Thursday, September 18, 2014

The second golden rule: be very careful what you dwell on

I have written here about the possible link between Charlotte Brontë’s youthful obsession with Arthur Wellesley, Duke of Wellington, and her eventual marriage to a dark man called Arthur. I have also mentioned the possible connection I noticed between Mr Rochester’s fall from his horse in Jane Eyre and Charlotte’s fall the first time she ever got up on a horse.

An incident in the life of the Spanish Surrealist artist Remedios Varo, whose strange and wonderful pictures deserve to be more widely known, provides another example of such possible connections. I found it in Unexpected Journeys, The Art and Life of Remedios Varo by Janet A. Kaplan.

It happened in Paris in 1938, when she was with a group of other members of the inner circle of Surrealists. They had been drinking, when one man, Esteban Francés, made a remark criticising her personal life. An artist called Oscar Dominguez rose to defend Varo’s honour. An ugly fight broke out; people tried to separate the two men but Dominguez managed to free one arm and hurl a glass at Francés. Unfortunately, it completely missed and hit someone else, an artist called Victor Brauner. It tore one of his eyes out.

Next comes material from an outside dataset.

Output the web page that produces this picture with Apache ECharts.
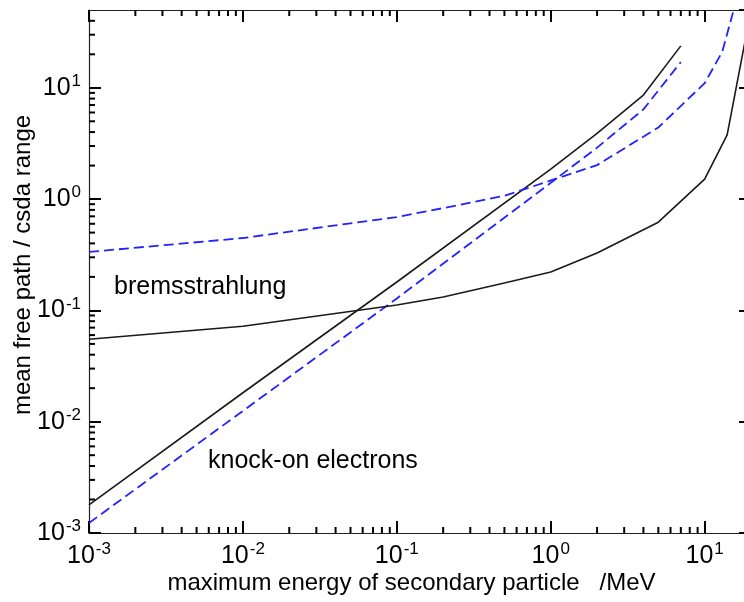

The strange coincidence here is that Brauner had painted many one-eyed creatures earlier, including a self-portrait of himself with one eye missing in 1931.  Another picture, painted in 1932, shows a man with his eye being punctured by a shaft with the letter D attached to it.

Did Brauner have a premonition that this loss would happen? Did he subconsciously will it to happen? Could it be yet another example of something manifesting in the life of a creative person just because he had been dwelling on it? Did he get caught in his own psychic trap?